Now that our Money, Shopping and Saving Hacks are fully embedded, I’d like to think I have a good relationship with money and some good saving habits, but it wasn’t always that way. From the age of 16 when I first started earning my own money, I loved to spend it.
Looking back, I had no concept of the benefits and merits of saving, I was too young to recognize those emotions at the time. And, if you were to psycho-analyze it, I somehow felt guilty about holding onto my money but that’s for a different book.
Whilst I still beat myself up about my old purchasing habits, I know I am far from in the minority. Hence why I feel compelled to share my experience in the hope that it inspires others who may be struggling. Or maybe just need a helping hand to address their own purchasing habits. According to Paul Buckley, Consumer & Marketing Psychologist at Cardiff Metropolitan University possessions are societal benchmarks, our associative group. We live in a society which rewards you for shopping and there is constant pressure and expectation to ‘keep up’.
Money, Shopping and Saving Hacks: Brand Disloyalty
I would use branded bags to carry my belongings around in which many of us have done. I cringe when I think about it now because it feels like bragging, i.e. ‘look at me and where I can afford to/am cool enough to shop at’. I could make the excuse that I was simply reusing my bags but I know that’s not really true.
These days when I do go shopping, I take a tote bag and if I am given a branded bag I use it to collect my next load of donations for the charity shop. I was never a weekend shopping center kind of girl, but loved to spend money and accumulate stuff, be it from shops or online. It was somehow comforting to buy myself stuff and to receive parcels. An ex-boyfriend once said that when he first met me, I was always looking for something to buy.
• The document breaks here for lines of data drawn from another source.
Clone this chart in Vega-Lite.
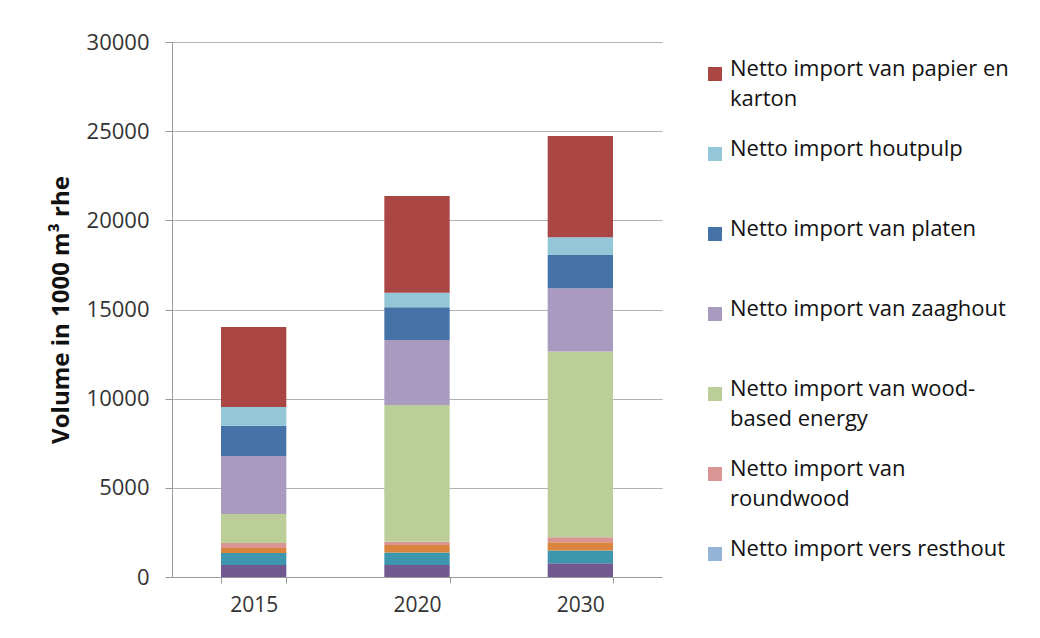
{
  "$schema": "https://vega.github.io/schema/vega-lite/v6.json",
  "width": 490,
  "height": 535,
  "autosize": {"type": "none"},
  "padding": {"left": 172, "top": 42, "right": 378, "bottom": 61},
  "background": "white",
  "data": {
    "values": [
      {"jaar": "2015", "serie": "Overig A", "ord": 1, "waarde": 670},
      {"jaar": "2015", "serie": "Overig B", "ord": 2, "waarde": 670},
      {"jaar": "2015", "serie": "Overig C", "ord": 3, "waarde": 280},
      {"jaar": "2015", "serie": "Netto import vers resthout", "ord": 4, "waarde": 0},
      {"jaar": "2015", "serie": "Netto import van roundwood", "ord": 5, "waarde": 280},
      {"jaar": "2015", "serie": "Netto import van wood-based energy", "ord": 6, "waarde": 1630},
      {"jaar": "2015", "serie": "Netto import van zaaghout", "ord": 7, "waarde": 3250},
      {"jaar": "2015", "serie": "Netto import van platen", "ord": 8, "waarde": 1700},
      {"jaar": "2015", "serie": "Netto import houtpulp", "ord": 9, "waarde": 1050},
      {"jaar": "2015", "serie": "Netto import van papier en karton", "ord": 10, "waarde": 4490},
      {"jaar": "2020", "serie": "Overig A", "ord": 1, "waarde": 670},
      {"jaar": "2020", "serie": "Overig B", "ord": 2, "waarde": 710},
      {"jaar": "2020", "serie": "Overig C", "ord": 3, "waarde": 410},
      {"jaar": "2020", "serie": "Netto import vers resthout", "ord": 4, "waarde": 0},
      {"jaar": "2020", "serie": "Netto import van roundwood", "ord": 5, "waarde": 190},
      {"jaar": "2020", "serie": "Netto import van wood-based energy", "ord": 6, "waarde": 7665},
      {"jaar": "2020", "serie": "Netto import van zaaghout", "ord": 7, "waarde": 3645},
      {"jaar": "2020", "serie": "Netto import van platen", "ord": 8, "waarde": 1833},
      {"jaar": "2020", "serie": "Netto import houtpulp", "ord": 9, "waarde": 820},
      {"jaar": "2020", "serie": "Netto import van papier en karton", "ord": 10, "waarde": 5422},
      {"jaar": "2030", "serie": "Overig A", "ord": 1, "waarde": 770},
      {"jaar": "2030", "serie": "Overig B", "ord": 2, "waarde": 710},
      {"jaar": "2030", "serie": "Overig C", "ord": 3, "waarde": 470},
      {"jaar": "2030", "serie": "Netto import vers resthout", "ord": 4, "waarde": 0},
      {"jaar": "2030", "serie": "Netto import van roundwood", "ord": 5, "waarde": 280},
      {"jaar": "2030", "serie": "Netto import van wood-based energy", "ord": 6, "waarde": 10408},
      {"jaar": "2030", "serie": "Netto import van zaaghout", "ord": 7, "waarde": 3555},
      {"jaar": "2030", "serie": "Netto import van platen", "ord": 8, "waarde": 1867},
      {"jaar": "2030", "serie": "Netto import houtpulp", "ord": 9, "waarde": 993},
      {"jaar": "2030", "serie": "Netto import van papier en karton", "ord": 10, "waarde": 5680}
    ]
  },
  "mark": {"type": "bar"},
  "encoding": {
    "x": {
      "field": "jaar",
      "type": "nominal",
      "scale": {"paddingInner": 0.6, "paddingOuter": 0.3},
      "axis": {
        "title": null,
        "labelAngle": 0,
        "labelFont": "Open Sans",
        "labelFontSize": 21,
        "labelColor": "#333333",
        "labelPadding": 11,
        "tickBand": "extent",
        "tickSize": 6,
        "tickColor": "#999999",
        "domainColor": "#999999",
        "grid": false
      }
    },
    "y": {
      "field": "waarde",
      "type": "quantitative",
      "stack": "zero",
      "scale": {"domain": [0, 30000], "nice": false},
      "axis": {
        "title": "Volume in 1000 m³ rhe",
        "titleFont": "Open Sans",
        "titleFontSize": 24,
        "titleFontWeight": "bold",
        "titleColor": "#111111",
        "titlePadding": 13,
        "values": [0, 5000, 10000, 15000, 20000, 25000, 30000],
        "format": "d",
        "labelFont": "Open Sans",
        "labelFontSize": 22,
        "labelColor": "#333333",
        "labelPadding": 16,
        "tickSize": 7,
        "tickColor": "#999999",
        "domainColor": "#999999",
        "gridColor": "#B3B3B3",
        "gridWidth": 1
      }
    },
    "color": {
      "field": "serie",
      "type": "nominal",
      "scale": {
        "domain": [
          "Netto import van papier en karton",
          "Netto import houtpulp",
          "Netto import van platen",
          "Netto import van zaaghout",
          "Netto import van wood-based energy",
          "Netto import van roundwood",
          "Netto import vers resthout",
          "Overig C",
          "Overig B",
          "Overig A"
        ],
        "range": ["#AA4643", "#93C6D6", "#4572A7", "#A99BC0", "#BBCE98", "#D99694", "#95B3D7", "#DB843D", "#3D96AE", "#71588F"]
      },
      "legend": {
        "title": null,
        "orient": "none",
        "legendX": 532,
        "legendY": 21,
        "values": [
          "Netto import van papier en karton",
          "Netto import houtpulp",
          "Netto import van platen",
          "Netto import van zaaghout",
          "Netto import van wood-based energy",
          "Netto import van roundwood",
          "Netto import vers resthout"
        ],
        "labelExpr": "datum.label == 'Netto import van papier en karton' ? ['Netto import van papier en', 'karton'] : datum.label == 'Netto import van wood-based energy' ? ['Netto import van wood-', 'based energy'] : datum.label == 'Netto import van roundwood' ? ['Netto import van', 'roundwood'] : [datum.label, ' ']",
        "labelFont": "Open Sans",
        "labelFontSize": 22,
        "labelColor": "#111111",
        "labelLimit": 400,
        "labelBaseline": "top",
        "symbolType": "square",
        "symbolSize": 196,
        "symbolStrokeWidth": 0,
        "labelOffset": 4,
        "rowPadding": 28,
        "encode": {
          "labels": {"update": {"lineHeight": {"value": 30}, "dy": {"value": -15}}}
        }
      }
    },
    "order": {"field": "ord", "type": "quantitative"}
  },
  "config": {
    "view": {"stroke": null},
    "axis": {"domainWidth": 1, "tickWidth": 1}
  }
}
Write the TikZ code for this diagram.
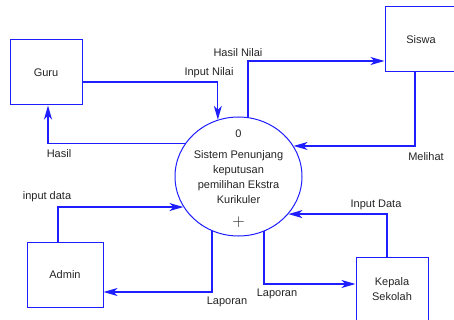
\documentclass[tikz,border=0pt]{standalone}
\usepackage{fontspec}
\setmainfont{Liberation Sans}
\usetikzlibrary{shapes.geometric,arrows.meta}
\definecolor{dfdblue}{RGB}{30,30,255}
\definecolor{txtgray}{RGB}{35,35,35}
\begin{document}
\begin{tikzpicture}[x=1pt,y=-1pt,
  font=\fontsize{11}{15}\selectfont,
  entity/.style={draw=dfdblue,line width=1pt,rectangle,inner sep=0pt,minimum height=65pt,text=txtgray,align=center},
  proc/.style={draw=dfdblue,line width=1pt,ellipse,inner sep=0pt,minimum width=127pt,minimum height=119pt},
  lbl/.style={text=txtgray,inner sep=0pt},
  flow/.style={draw=dfdblue,line width=1.3pt,-{Stealth[length=14pt,width=8pt,inset=4pt]}}
]
\useasboundingbox (0,0) rectangle (454,320);
\clip (0,0) rectangle (454,320);

\node[entity,minimum width=72pt] (guru) at (46,72.5) {Guru};
\node[entity,minimum width=72pt] (siswa) at (421,39.5) {Siswa};
\node[entity,minimum width=76pt] (admin) at (65,274.5) {Admin};
\node[entity,minimum width=72pt] (kepala) at (392,289.5) {Kepala\\Sekolah};

\node[proc] (sys) at (238.5,176.5) {};
\node[lbl] (num) at (238.5,134) {0};
\node[lbl,align=center] (systxt) at (238.5,177.5) {Sistem Penunjang\\keputusan\\pemilihan Ekstra\\Kurikuler};
\node[lbl,font=\fontsize{16}{16}\selectfont] (plus) at (238.5,222.5) {$+$};

\draw[flow] ([yshift=-9.5pt]guru.east) -| (sys.110);
\draw[flow] (sys.148.6) -| ([xshift=2pt]guru.south);
\draw[flow] (sys.81.8) |- ([yshift=-21.5pt]siswa.west);
\draw[flow] ([xshift=-6pt]siswa.south) |- (sys.29.2);
\draw[flow] ([xshift=-7pt]admin.north) |- (sys.209.2);
\draw[flow] (sys.244.9) |- ([yshift=-17.5pt]admin.east);
\draw[flow] (sys.295.1) |- ([yshift=5.5pt]kepala.west);
\draw[flow] ([xshift=-5pt]kepala.north) |- (sys.323.9);

\node[lbl] (l1) at (238,53) {Hasil Nilai};
\node[lbl] (l2) at (209,73) {Input Nilai};
\node[lbl] (l3) at (59,154) {Hasil};
\node[lbl] (l4) at (426,157) {Melihat};
\node[lbl] (l5) at (47,197) {input data};
\node[lbl] (l6) at (227,302) {Laporan};
\node[lbl] (l7) at (277,294) {Laporan};
\node[lbl] (l8) at (376,205) {Input Data};
\end{tikzpicture}
\end{document}
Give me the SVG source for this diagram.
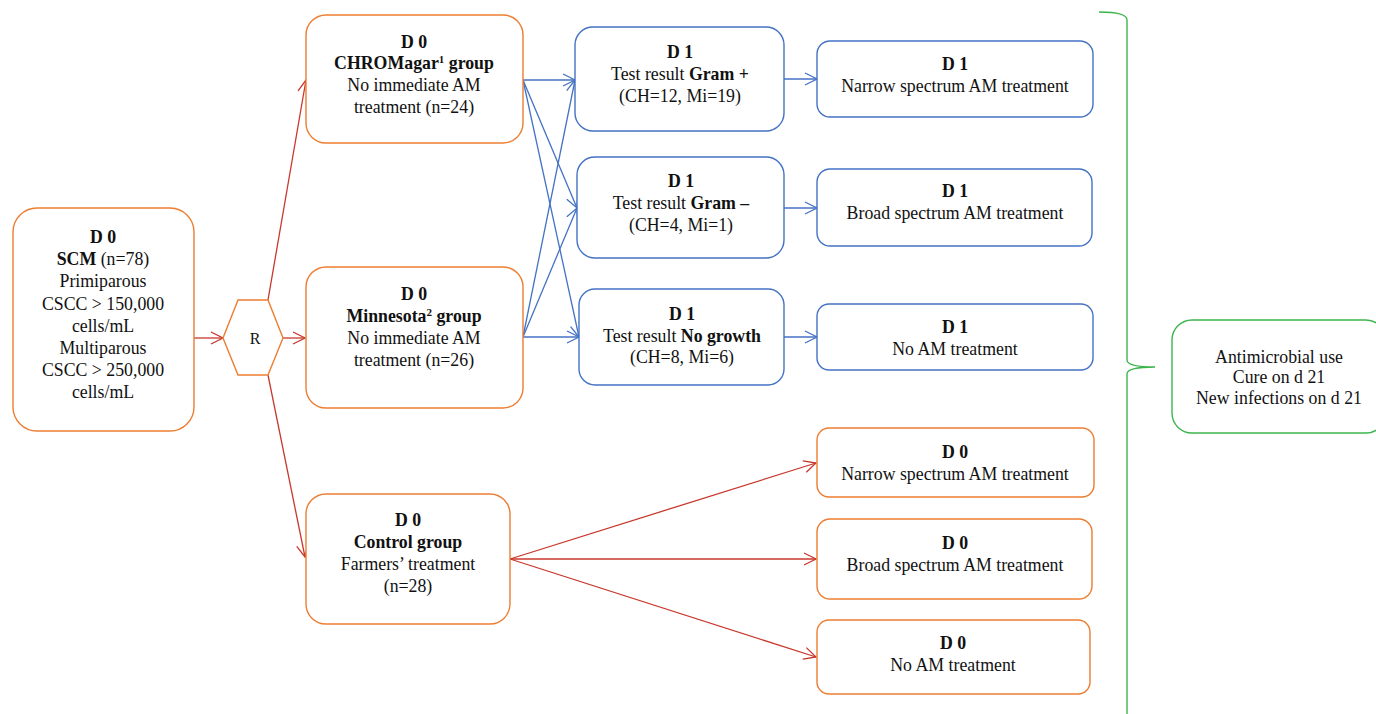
<svg xmlns="http://www.w3.org/2000/svg" width="1376" height="714" viewBox="0 0 1376 714">
<style>
text{font-size:17.8px;fill:#111;text-anchor:middle}
.b{font-weight:bold}
.o{fill:#fff;stroke:#ED7D31;stroke-width:1.4}
.bl{fill:#fff;stroke:#4472C4;stroke-width:1.4}
.g{fill:#fff;stroke:#3DB54E;stroke-width:1.4}
.r{fill:none;stroke:#C8382C;stroke-width:1.3;marker-end:url(#ar)}
.u{fill:none;stroke:#4472C4;stroke-width:1.3;marker-end:url(#au)}
.sup{font-size:11px}
</style>
<defs>
<marker id="ar" viewBox="0 0 14 14" refX="13" refY="7" markerWidth="14" markerHeight="14" orient="auto" markerUnits="userSpaceOnUse"><path d="M1,1 L13,7 L1,13" fill="none" stroke="#C8382C" stroke-width="1.3"/></marker>
<marker id="au" viewBox="0 0 14 14" refX="13" refY="7" markerWidth="14" markerHeight="14" orient="auto" markerUnits="userSpaceOnUse"><path d="M1,1 L13,7 L1,13" fill="none" stroke="#4472C4" stroke-width="1.3"/></marker>
</defs>
<rect width="1376" height="714" fill="#fff"/>
<g id="connectors">
<path class="r" d="M194,338 L223,338"/>
<path class="r" d="M283,338 L305,338"/>
<path class="r" d="M268,300 L306,80"/>
<path class="r" d="M268,375 L305,557"/>
<path class="u" d="M523,80 L575,80"/>
<path class="u" d="M523,80 L577,208"/>
<path class="u" d="M523,80 L579,337"/>
<path class="u" d="M523,337 L575,80"/>
<path class="u" d="M523,337 L577,208"/>
<path class="u" d="M523,337 L579,337"/>
<path class="u" d="M784,79 L817,79"/>
<path class="u" d="M784,208 L817,208"/>
<path class="u" d="M784,337 L817,337"/>
<path class="r" d="M510,559 L816,463"/>
<path class="r" d="M510,559 L816,559"/>
<path class="r" d="M510,559 L816,657"/>
</g>
<g id="brace">
<path d="M1099,12 Q1127,12 1127,20 L1127,360 Q1127,367 1155,367 Q1127,367 1127,374 L1127,714" fill="none" stroke="#3DB54E" stroke-width="1.4"/>
</g>
<g font-family="'Liberation Serif', 'Times New Roman', 'DejaVu Serif', serif">
<g id="scm">
<rect class="o" x="13" y="208" width="181" height="223" rx="24"/>
<text x="103" y="243" class="b">D 0</text>
<text x="103" y="265"><tspan class="b">SCM</tspan> (n=78)</text>
<text x="103" y="287">Primiparous</text>
<text x="103" y="310">CSCC &gt; 150,000</text>
<text x="103" y="332">cells/mL</text>
<text x="103" y="354">Multiparous</text>
<text x="103" y="376">CSCC &gt; 250,000</text>
<text x="103" y="398">cells/mL</text>
</g>
<g id="r">
<polygon class="o" points="223,338 238,300 268,300 283,338 268,375 238,375"/>
<text x="255" y="344" style="font-size:16px">R</text>
</g>
<g id="chromagar">
<rect class="o" x="306" y="15" width="217" height="128" rx="20"/>
<text x="414" y="48" class="b">D 0</text>
<text x="414" y="69" class="b">CHROMagar<tspan class="sup" dy="-6">1</tspan><tspan dy="6"> group</tspan></text>
<text x="414" y="91">No immediate AM</text>
<text x="414" y="113">treatment (n=24)</text>
</g>
<g id="minnesota">
<rect class="o" x="306" y="267" width="217" height="141" rx="20"/>
<text x="414" y="300" class="b">D 0</text>
<text x="414" y="322" class="b">Minnesota<tspan class="sup" dy="-6">2</tspan><tspan dy="6"> group</tspan></text>
<text x="414" y="344">No immediate AM</text>
<text x="414" y="366">treatment (n=26)</text>
</g>
<g id="control">
<rect class="o" x="306" y="494" width="204" height="130" rx="20"/>
<text x="408" y="526" class="b">D 0</text>
<text x="408" y="548" class="b">Control group</text>
<text x="408" y="570">Farmers’ treatment</text>
<text x="408" y="592">(n=28)</text>
</g>
<g id="gram-pos">
<rect class="bl" x="575" y="27" width="209" height="104" rx="18"/>
<text x="680" y="58" class="b">D 1</text>
<text x="680" y="80">Test result <tspan class="b">Gram +</tspan></text>
<text x="680" y="102">(CH=12, Mi=19)</text>
</g>
<g id="gram-neg">
<rect class="bl" x="577" y="157" width="207" height="101" rx="18"/>
<text x="681" y="187" class="b">D 1</text>
<text x="681" y="209">Test result <tspan class="b">Gram –</tspan></text>
<text x="681" y="231">(CH=4, Mi=1)</text>
</g>
<g id="no-growth">
<rect class="bl" x="579" y="289" width="205" height="96" rx="16"/>
<text x="682" y="320" class="b">D 1</text>
<text x="682" y="342">Test result <tspan class="b">No growth</tspan></text>
<text x="682" y="363">(CH=8, Mi=6)</text>
</g>
<g id="d1-narrow">
<rect class="bl" x="817" y="41" width="276" height="76" rx="13"/>
<text x="955" y="70" class="b">D 1</text>
<text x="955" y="92">Narrow spectrum AM treatment</text>
</g>
<g id="d1-broad">
<rect class="bl" x="817" y="169" width="275" height="77" rx="13"/>
<text x="955" y="197" class="b">D 1</text>
<text x="955" y="219">Broad spectrum AM treatment</text>
</g>
<g id="d1-none">
<rect class="bl" x="817" y="304" width="276" height="66" rx="12"/>
<text x="955" y="333" class="b">D 1</text>
<text x="955" y="355">No AM treatment</text>
</g>
<g id="d0-narrow">
<rect class="o" x="817" y="428" width="277" height="69" rx="12"/>
<text x="955" y="458" class="b">D 0</text>
<text x="955" y="480">Narrow spectrum AM treatment</text>
</g>
<g id="d0-broad">
<rect class="o" x="817" y="519" width="275" height="80" rx="13"/>
<text x="955" y="549" class="b">D 0</text>
<text x="955" y="571">Broad spectrum AM treatment</text>
</g>
<g id="d0-none">
<rect class="o" x="817" y="620" width="273" height="74" rx="12"/>
<text x="953" y="649" class="b">D 0</text>
<text x="953" y="671">No AM treatment</text>
</g>
<g id="outcomes">
<rect class="g" x="1172" y="320" width="214" height="113" rx="20"/>
<text x="1279" y="363">Antimicrobial use</text>
<text x="1279" y="383">Cure on d 21</text>
<text x="1279" y="404">New infections on d 21</text>
</g>
</g>
</svg>
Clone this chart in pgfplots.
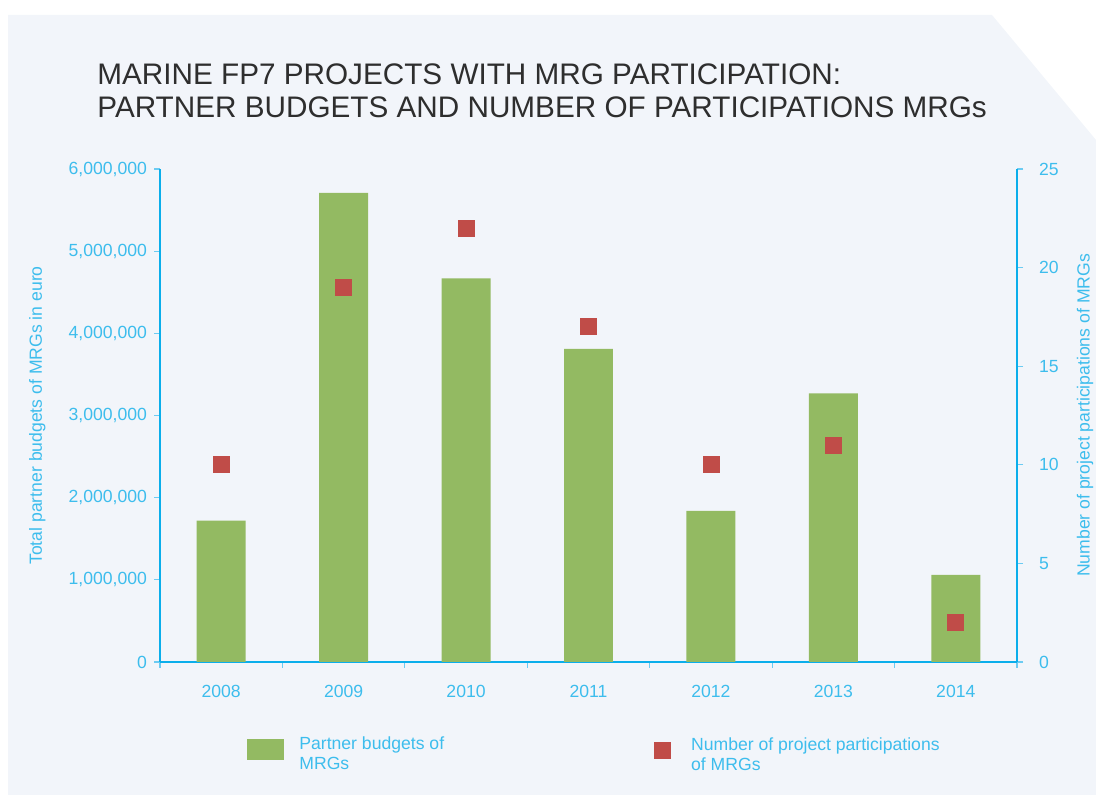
\documentclass[border=0pt]{standalone}
\usepackage{fontspec}
\setmainfont{Liberation Sans}
\usepackage{pgfplots}
\pgfplotsset{compat=1.18}
\definecolor{axiscyan}{HTML}{0BAEEB}
\definecolor{ticklab}{HTML}{3DBDED}
\definecolor{tickc}{HTML}{6CCBF2}
\definecolor{bargreen}{HTML}{93BA62}
\definecolor{sqred}{HTML}{C04C48}
\definecolor{panel}{HTML}{F2F5FA}
\definecolor{titlegray}{HTML}{2E2E2E}
\pgfplotsset{
  common/.style={
    at={(80pt,66.5pt)}, anchor=south west, scale only axis,
    width=428.5pt, height=246.5pt,
    xmin=-0.5, xmax=6.5,
    tick align=outside, major tick length=3pt,
    axis line style={axiscyan, line width=1.2pt},
    tick style={tickc, line width=0.6pt},
    tick label style={font=\fontsize{8.8}{10}\selectfont, text=ticklab},
    /pgf/number format/assume math mode=true,
    legend style={draw=none, fill=none, inner sep=0pt,
      nodes={inner sep=0pt, text=ticklab, font=\fontsize{8.8}{10}\selectfont}},
  }
}
\begin{document}
\begin{tikzpicture}
\useasboundingbox (0pt,0pt) rectangle (548pt,397.5pt);
\fill[panel] (4pt,390pt) -- (496pt,390pt) -- (548pt,327.5pt) -- (548pt,0pt) -- (4pt,0pt) -- cycle;
\node[anchor=base west, text=titlegray, font=\fontsize{14.85}{16}\selectfont, inner sep=0pt] at (48.5pt,355pt) {MARINE FP7 PROJECTS WITH MRG PARTICIPATION:};
\node[anchor=base west, text=titlegray, font=\fontsize{14.85}{16}\selectfont, inner sep=0pt] at (48.5pt,338.5pt) {PARTNER BUDGETS AND NUMBER OF PARTICIPATIONS MRGs};

\begin{axis}[common,
  ymin=0, ymax=6000000,
  axis x line*=bottom, axis y line*=left,
  xtick={-0.5,0.5,1.5,2.5,3.5,4.5,5.5,6.5},
  xticklabels={2008,2009,2010,2011,2012,2013,2014},
  x tick label as interval,
  xticklabel style={yshift=-5pt},
  ytick={0,1000000,2000000,3000000,4000000,5000000,6000000},
  scaled y ticks=false,
  yticklabel style={/pgf/number format/.cd, fixed, 1000 sep={,}},
  ylabel={Total partner budgets of MRGs in euro},
  every axis y label/.style={at={(axis description cs:-0.143,0.5)}, rotate=90, anchor=center,
    text=ticklab, font=\fontsize{8.8}{10}\selectfont},
  legend style={at={(0.1015,-0.1765)}, anchor=west,
    /tikz/every odd column/.append style={column sep=7.5pt}},
]
\addplot[ybar, bar width=0.4, fill=bargreen, draw=none,
  legend image code/.code={\fill[bargreen] (0pt,-5.25pt) rectangle (18.5pt,5.25pt);}]
  coordinates {(0,1720000) (1,5710000) (2,4670000) (3,3810000) (4,1840000) (5,3270000) (6,1060000)};
\addlegendentry{\begin{tabular}{@{}l@{}}Partner budgets of\\MRGs\end{tabular}}
\end{axis}

\begin{axis}[common,
  ymin=0, ymax=25,
  axis x line=none, axis y line*=right,
  ytick={0,5,10,15,20,25},
  yticklabel style={xshift=4.5pt},
  ylabel={Number of project participations of MRGs},
  every axis y label/.style={at={(axis description cs:1.0793,0.5)}, rotate=90, anchor=center,
    text=ticklab, font=\fontsize{8.8}{10}\selectfont},
  legend style={at={(0.5764,-0.1785)}, anchor=west,
    /tikz/every odd column/.append style={column sep=10pt}},
]
\addplot[only marks, mark=square*, mark size=4pt, color=sqred,
  legend image code/.code={\fill[sqred] (0pt,-4pt) rectangle (8pt,4pt);}]
  coordinates {(0,10) (1,19) (2,22) (3,17) (4,10) (5,11) (6,2)};
\addlegendentry{\begin{tabular}{@{}l@{}}Number of project participations\\of MRGs\end{tabular}}
\end{axis}
\end{tikzpicture}
\end{document}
Money, Shopping and Saving Hacks: Biting the Bullet
In 2009 after years of deliberation, I finally dealt with my out of control unsecured debt once and for all. It had overshadowed my entire adult life and done untold damage. Having been in a relationship with somebody who actively discouraged me from writing off my debt despite having none of their own and living rent-free with their parents at the age of 27, I had put off the decision for years, especially as their words were ‘don’t you dare’.
I think this came from a misguided sense of how they might look if anybody found out about it. This was the same person who expected me to enjoy expensive holidays including skiing trips for three consecutive years when I couldn’t afford it despite being fully aware of my monthly financial commitments but wanted us to keep up with the Jones’. I was also harboring under the illusion that I had to wear my wealth (well, spoils of my hard-earned salary) by having something to show for it.
Money, Shopping and Saving Hacks – Top tips for kicking the habit/spending less money
- Adopt a one-in-one-out policy when you want to replace something. If you can’t do this before you make a purchase then either list the old item for sale to make a bit of your money back or give it away (charity or otherwise)
- Borrow or rent things you will only use once or a couple of times – you don’t have to own everything you need to use, e.g. tools, ski gear, etc.
- Cancel magazine subscriptions – in my case, the constant adverts and editorials for aspirational purchases were having a negative influence
- If there’s something you want to buy, put it in your diary for a later date and see if you still have the urge at that point. If it’s online, save it in your basket and come back to it – do you still want it?
- Keep a spreadsheet of your weekly purchases and monitor monthly totals/price rises, etc.
- Remove saved credit/debit cards from your online accounts so you aren’t tempted to make impulse purchases
- Remove shopping and reward Apps from your Smartphone/tablet (if you have one – even easier if you don’t!)
- Unsubscribe from emails which could tempt you to make an online purchase – you can’t buy what you don’t know about. There are some great Apps you can install if you get a lot of emails or find the idea of mass-unsubscribing overwhelming
- Use online trading sites to earn a bit of extra money from your unwanted stuff, e.g. eBay, Facebook, Gumtree, etc.
- If you’d prefer to give stuff away, Facebook, Freecycle, and Trashnothing are all good options
- An age-old and obvious one but always worth mentioning – if you can’t afford it, don’t buy it and especially not on credit – save up!
What money, shopping, and saving hacks do you swear by?